Je le regardai un court instant en silence. Lui, maigre, regard bleu délavé, pommettes saillante et barbe rousse qui s'épanchait de ce visage juvénile, que pouvait-il comprendre ? Ce n'était pas un cyborg.

- J'aime pas ce corps, finis-je par lâcher. Il est pas à moi. C'est pas moi.

Il se pencha. Je sentis son haleine mentholée, à cause des clopes qu'il avait toujours au coin du bec.

- Je comprends Christian. Mais on n'a pas le choix. Toi, tu dois te taper ta carcasse en fer blanc. Moi, je dois me bouffer mes drogues pour éviter de souffrir à cause de cette saloperie de cancer. On est tous les deux obligé de gruger. Tromper la mort, tromper la vie, quelle différence ?

Il se redressa.

- Crois moi que si j'avais le pognon suffisant, c'est le premier truc que je me paierai : une mécanisation digne de ce nom. Ouais, d'accord, la tienne est sans doute poussée et ça fait flipper, les effets psychologiques et tout ce qui va avec... Mais en attendant, tu risques pas de crever dans deux ou trois ans.

Il tendit un doigt sur son aug', le tapota affectueusement.
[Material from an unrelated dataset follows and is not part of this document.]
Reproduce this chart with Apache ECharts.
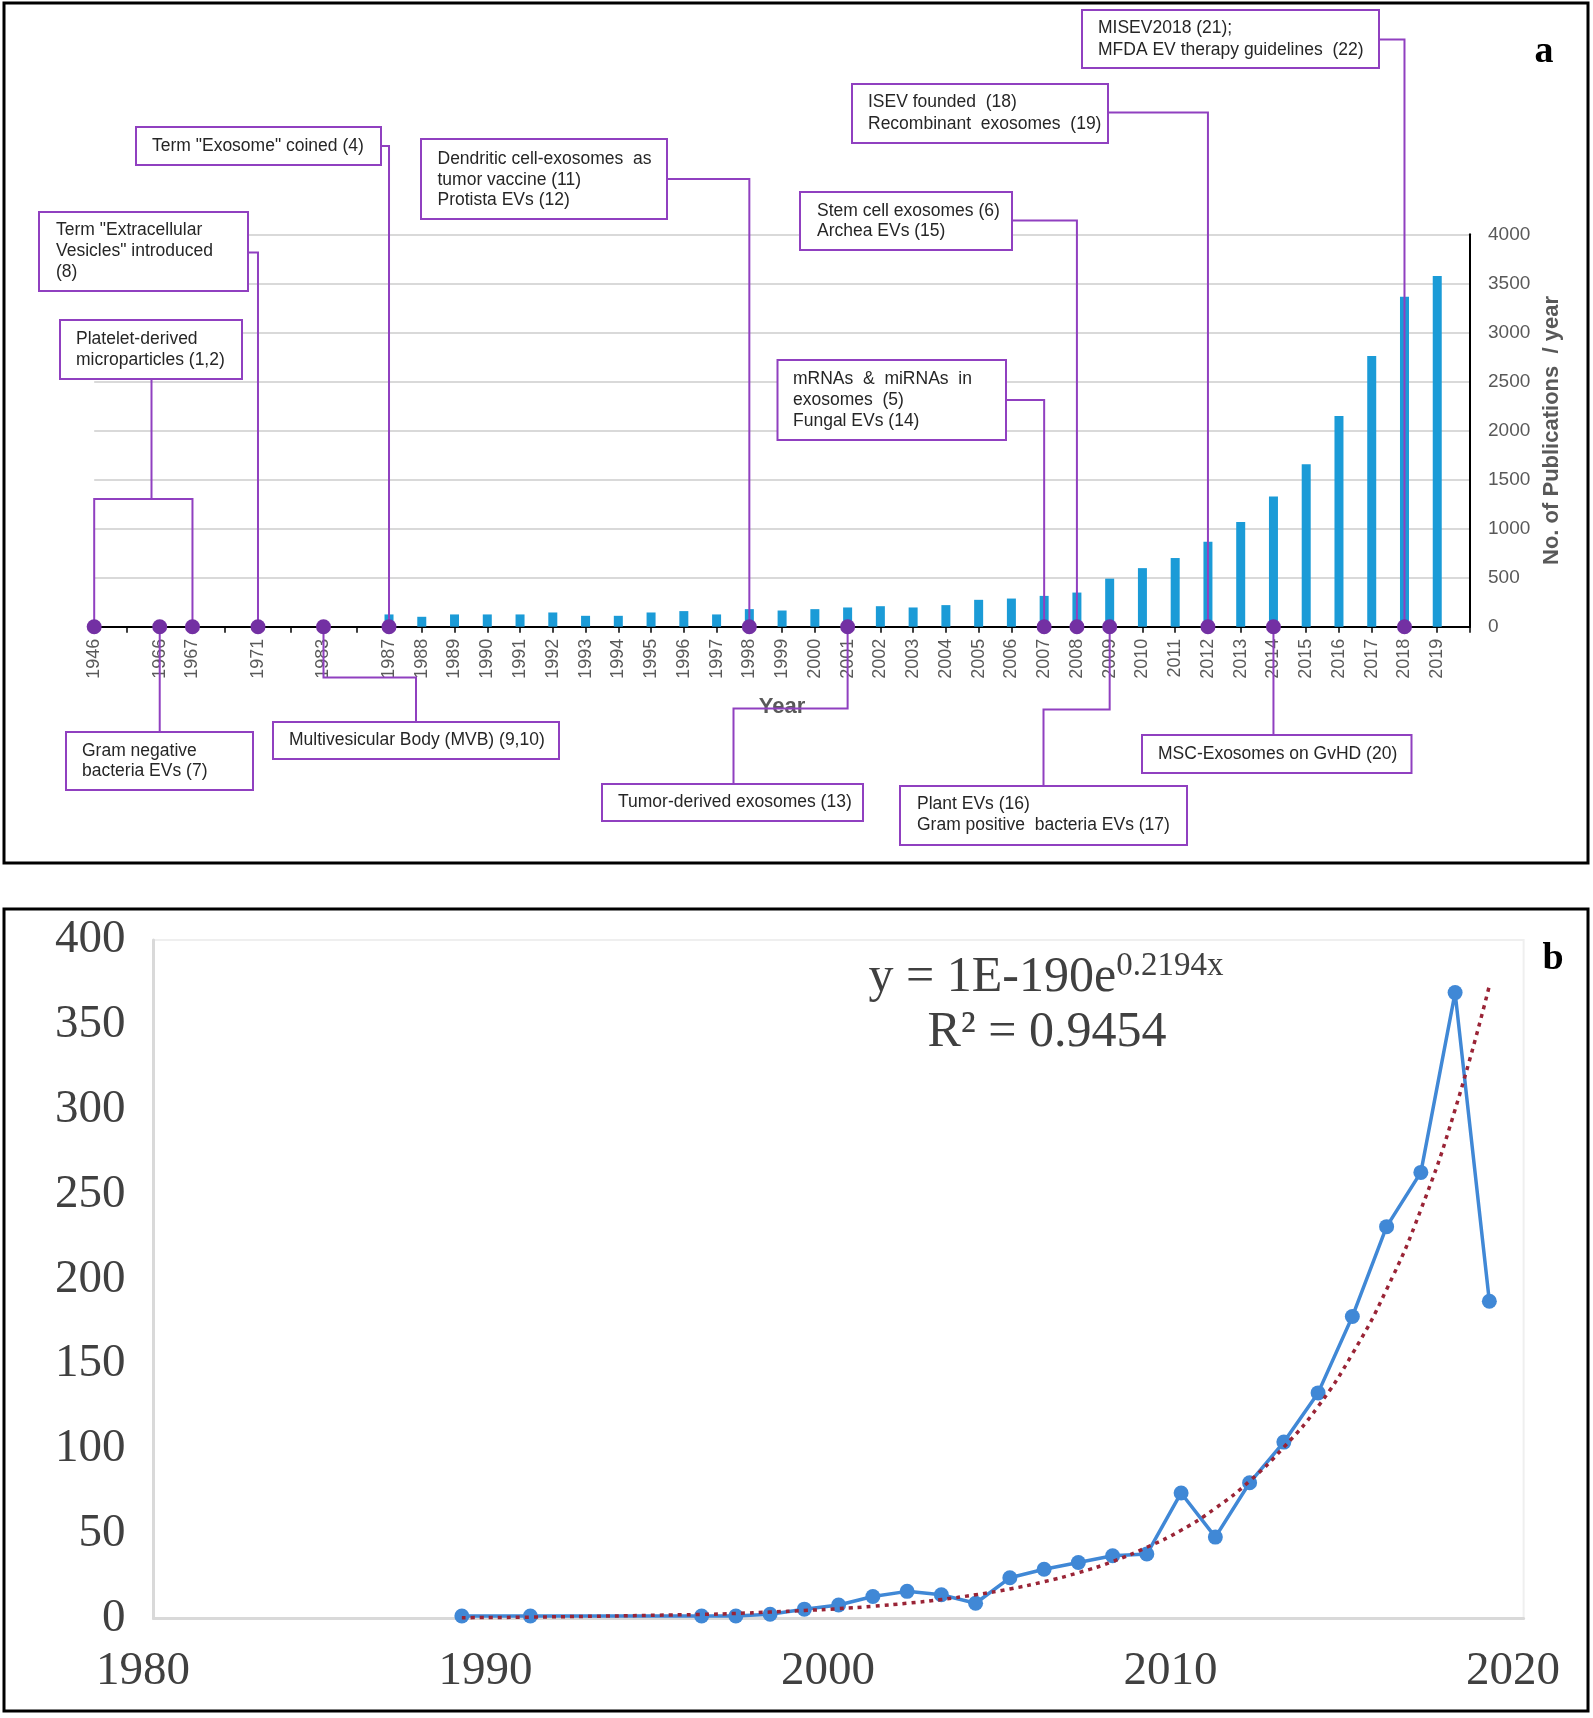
<!DOCTYPE html>
<html><head><meta charset="utf-8">
<script src="https://cdn.jsdelivr.net/npm/echarts@6/dist/echarts.min.js"></script>
<style>html,body{margin:0;padding:0;background:#fff;} #c{width:1593px;height:1718px;}</style>
</head><body><div id="c"></div>
<script>
// ---------- DATA ----------
// panel a: category axis (gaps are unlabeled slots)
const earlyCategories = ['1946', 'gap1', '1966', '1967', 'gap2', '1971', 'gap3', '1983', 'gap4'];
const barYears = ['1987','1988','1989','1990','1991','1992','1993','1994','1995','1996','1997','1998','1999','2000','2001','2002','2003','2004','2005','2006','2007','2008','2009','2010','2011','2012','2013','2014','2015','2016','2017','2018','2019'];
const barValues = [125,101,125,125,125,145,111,111,145,159,125,179,165,179,196,209,196,220,274,287,314,348,490,597,700,865,1068,1326,1656,2148,2759,3364,3575];
const eventYears = ['1946','1966','1967','1971','1983','1987','1998','2001','2007','2008','2009','2012','2014','2018'];
// panel b
const lineYears = [1989,1991,1996,1997,1998,1999,2000,2001,2002,2003,2004,2005,2006,2007,2008,2009,2010,2011,2012,2013,2014,2015,2016,2017,2018,2019];
const lineValues = [1.5,1.5,1.5,1.5,2.5,5.5,8,13,16,14,9,24,29,33,37,38,74,48,80,104,133,178,231,263,369,187];
const trendValues = [0.5,0.8,2.4,3.0,3.8,4.7,5.8,7.2,9,11.2,14,17.4,21.7,27,33.6,42,52,65,81,101,125,156,194,241,300,373];

const categories = earlyCategories.concat(barYears, ['gap5']);
const barData = earlyCategories.map(() => null).concat(barValues, [null]);
const dotData = eventYears.map(y => [categories.indexOf(y), 0]);
const lineData = lineYears.map((y, i) => [y, lineValues[i]]);
const trendData = lineYears.map((y, i) => [y, trendValues[i]]);

// ---------- STYLE ----------
const SANS = "'Liberation Sans', Arial, sans-serif";
const SERIF = "'Liberation Serif', 'Times New Roman', serif";
const LINE = '#9040c0';
const DOT = '#7330a3';
const plain = v => String(v);

const chart = echarts.init(document.getElementById('c'), null, {renderer: 'canvas', width: 1593, height: 1718});

const option = {
  animation: false,
  backgroundColor: '#ffffff',
  grid: [
    {left: 94.2, right: 123, top: 234.3, bottom: 1091.3},
    {left: 153.6, right: 69.4, top: 940, bottom: 99.5, show: true, borderColor: '#efefef', borderWidth: 2}
  ],
  xAxis: [
    {
      type: 'category', gridIndex: 0, data: categories, boundaryGap: false,
      axisLine: {lineStyle: {color: '#000', width: 2}},
      axisTick: {show: true, interval: 0, length: 6, lineStyle: {color: '#000', width: 1.5}},
      axisLabel: {interval: 0, rotate: 90, margin: 12, fontSize: 18, color: '#595959', fontFamily: SANS,
        formatter: v => /^\d{4}$/.test(v) ? v : ''},
      splitLine: {show: false},
      name: 'Year', nameLocation: 'middle', nameGap: 69,
      nameTextStyle: {fontSize: 22, fontWeight: 'bold', color: '#595959', fontFamily: SANS}
    },
    {
      type: 'value', gridIndex: 1, min: 1980, max: 2020, interval: 10,
      axisLine: {onZero: false, lineStyle: {color: '#d9d9d9', width: 3}},
      axisTick: {show: false}, splitLine: {show: false},
      axisLabel: {fontSize: 47, color: '#404040', fontFamily: SERIF, margin: 30, padding: [0, 21, 0, 0], formatter: plain}
    }
  ],
  yAxis: [
    {
      type: 'value', gridIndex: 0, position: 'right', min: 0, max: 4000, interval: 500,
      axisLine: {show: true, lineStyle: {color: '#000', width: 2}},
      axisTick: {show: false},
      axisLabel: {fontSize: 19, color: '#595959', fontFamily: SANS, margin: 18, formatter: plain},
      splitLine: {lineStyle: {color: '#d9d9d9', width: 2}},
      name: 'No. of Publications  / year', nameLocation: 'middle', nameGap: 70, nameRotate: 90,
      nameTextStyle: {fontSize: 22, fontWeight: 'bold', color: '#595959', fontFamily: SANS}
    },
    {
      type: 'value', gridIndex: 1, min: 0, max: 400, interval: 50,
      axisLine: {show: true, onZero: false, lineStyle: {color: '#d9d9d9', width: 3}},
      axisTick: {show: false}, splitLine: {show: false},
      axisLabel: {fontSize: 47, color: '#404040', fontFamily: SERIF, margin: 28, formatter: plain}
    }
  ],
  series: [
    {type: 'bar', xAxisIndex: 0, yAxisIndex: 0, data: barData, barWidth: 9,
     itemStyle: {color: '#1b9bd7'}, z: 2},
    {type: 'scatter', xAxisIndex: 0, yAxisIndex: 0, data: dotData, symbolSize: 15, clip: false,
     itemStyle: {color: DOT, opacity: 1}, z: 10},
    {type: 'line', xAxisIndex: 1, yAxisIndex: 1, data: lineData, symbol: 'circle', symbolSize: 15,
     lineStyle: {color: '#4088d6', width: 3.5}, itemStyle: {color: '#4088d6'}, z: 3},
    {type: 'line', xAxisIndex: 1, yAxisIndex: 1, data: trendData, smooth: true, symbol: 'none',
     lineStyle: {color: '#9a2436', width: 3.5, type: [4, 5]}, z: 4}
  ]
};
chart.setOption(option);

// ---------- ANNOTATIONS (layout) ----------
const notes = [
  {lines: ['Term "Exosome" coined (4)'], box: [136, 127, 381, 165], tx: 152, ty: [146.5]},
  {lines: ['Term "Extracellular', 'Vesicles" introduced', '(8)'], box: [39, 212, 248, 291], tx: 56, ty: [230, 251, 272.5]},
  {lines: ['Platelet-derived', 'microparticles (1,2)'], box: [60, 320, 242, 379], tx: 76, ty: [339.5, 360]},
  {lines: ['Dendritic cell-exosomes  as', 'tumor vaccine (11)', 'Protista EVs (12)'], box: [421, 139, 667, 219], tx: 437.5, ty: [159.5, 180, 200.5]},
  {lines: ['ISEV founded  (18)', 'Recombinant  exosomes  (19)'], box: [852, 84, 1108, 143], tx: 868, ty: [102.5, 124]},
  {lines: ['Stem cell exosomes (6)', 'Archea EVs (15)'], box: [800, 192, 1012, 250], tx: 817, ty: [211, 231.5]},
  {lines: ['mRNAs  &  miRNAs  in', 'exosomes  (5)', 'Fungal EVs (14)'], box: [777.5, 360, 1006, 440], tx: 793, ty: [379.5, 400, 421.5]},
  {lines: ['MISEV2018 (21);', 'MFDA EV therapy guidelines  (22)'], box: [1082, 10, 1379, 68], tx: 1098, ty: [28.5, 50]},
  {lines: ['Gram negative', 'bacteria EVs (7)'], box: [66, 732, 253, 790], tx: 82, ty: [751, 771.5]},
  {lines: ['Multivesicular Body (MVB) (9,10)'], box: [273, 722, 559, 759], tx: 289, ty: [740]},
  {lines: ['Tumor-derived exosomes (13)'], box: [602, 784, 863, 821], tx: 618, ty: [802.5]},
  {lines: ['Plant EVs (16)', 'Gram positive  bacteria EVs (17)'], box: [900, 786, 1187, 845], tx: 917, ty: [804, 825]},
  {lines: ['MSC-Exosomes on GvHD (20)'], box: [1142, 735, 1411.5, 773], tx: 1158, ty: [754]}
];

const P = y => chart.convertToPixel({xAxisIndex: 0, yAxisIndex: 0}, [categories.indexOf(y), 0]);
function right(bx, yl, yr) { const p = P(yr); return [[bx, yl], [p[0], yl], [p[0], p[1]]]; }
function down(yr, yt, xb, yb) { const p = P(yr); return [[p[0], p[1]], [p[0], yt], [xb, yt], [xb, yb]]; }
function straight(yr, yb) { const p = P(yr); return [[p[0], p[1]], [p[0], yb]]; }
const a46 = P('1946'), a67 = P('1967');
const conns = [
  right(381, 146, '1987'),
  right(248, 252.5, '1971'),
  [[151.5, 379], [151.5, 499]],
  [[a46[0], a46[1]], [a46[0], 499], [a67[0], 499], [a67[0], a67[1]]],
  right(667, 179, '1998'),
  right(1108, 112.5, '2012'),
  right(1012, 220.5, '2008'),
  right(1006, 400, '2007'),
  right(1379, 39.5, '2018'),
  straight('1966', 732),
  down('1983', 677.5, 416, 722),
  down('2001', 708.5, 733.5, 784),
  down('2009', 709.5, 1043.5, 786),
  straight('2014', 735)
];

const g = [];
conns.forEach(pts => g.push({type: 'polyline', z: 5, shape: {points: pts}, style: {stroke: LINE, lineWidth: 2, fill: null}}));
notes.forEach(n => {
  const [x1, y1, x2, y2] = n.box;
  g.push({type: 'rect', z: 6, shape: {x: x1, y: y1, width: x2 - x1, height: y2 - y1},
    style: {fill: '#ffffff', stroke: LINE, lineWidth: 2}});
  n.lines.forEach((t, i) => g.push({type: 'text', z: 7, style: {x: n.tx, y: n.ty[i], text: t,
    fontSize: 17.5, fontFamily: SANS, fill: '#262626', align: 'left', verticalAlign: 'middle'}}));
});
// panel letters & equation
g.push({type: 'text', z: 7, style: {x: 1544, y: 52, text: 'a', fontSize: 38, fontWeight: 'bold', fontFamily: SERIF, fill: '#000', align: 'center', verticalAlign: 'middle'}});
g.push({type: 'text', z: 7, style: {x: 1553, y: 959, text: 'b', fontSize: 38, fontWeight: 'bold', fontFamily: SERIF, fill: '#000', align: 'center', verticalAlign: 'middle'}});
g.push({type: 'text', z: 7, style: {x: 1046, y: 978, text: '{m|y = 1E-190e}{s|0.2194x}', align: 'center', verticalAlign: 'middle',
  rich: {m: {fontSize: 50, fontFamily: SERIF, fill: '#404040', lineHeight: 56},
         s: {fontSize: 33, fontFamily: SERIF, fill: '#404040', lineHeight: 33, verticalAlign: 'top'}}}});
g.push({type: 'text', z: 7, style: {x: 1047, y: 1033, text: 'R² = 0.9454', fontSize: 50, fontFamily: SERIF, fill: '#404040', align: 'center', verticalAlign: 'middle'}});
// panel frames
g.push({type: 'rect', z: 20, shape: {x: 4, y: 3, width: 1584, height: 860}, style: {fill: null, stroke: '#000', lineWidth: 3}});
g.push({type: 'rect', z: 20, shape: {x: 4, y: 909, width: 1584, height: 802}, style: {fill: null, stroke: '#000', lineWidth: 3}});

chart.setOption({graphic: {elements: g}});
</script></body></html>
- Moi, je suis obligé de tricher pour faire « comme si ». Un aug'. Un vulgaire augmentateur visuel pour voir plus loin que cette routine de merde. Ça me change les idées. Imagine si j'avais tes yeux...

- Vous êtes biens tous les mêmes, les réparateurs : tous barrés, et tous accrocs à la technologie.

- On se demande bien pourquoi... Cigarette ?

Il me tendit son paquet. J'avais horreur des menthols, mais j'acceptais. Mon paquet avait pris l'eau.

- Merci.

- Pour ton check-up, j'espère que t'as rien de prévu dans l'après-midi.

Il avait les yeux collés à ses écrans. Des lignes de code et des scanners défilaient à grande vitesse.

- Pourquoi ?

- Il y a eu de la casse. Compte deux à trois heures pour tout remettre en état.

- Et merde...

- Allez, pleure pas... Je peux te mettre un joli film si tu veux. Comme chez le doc...

Je ne pus m'empêcher de sourire.

- T'es vraiment un gars bien Febus, tu le sais ?

- Attends de voir la facture, tu vas moins m'aimer...

Et nous partions à rire pour de bon, tous les deux, comme deux gosses.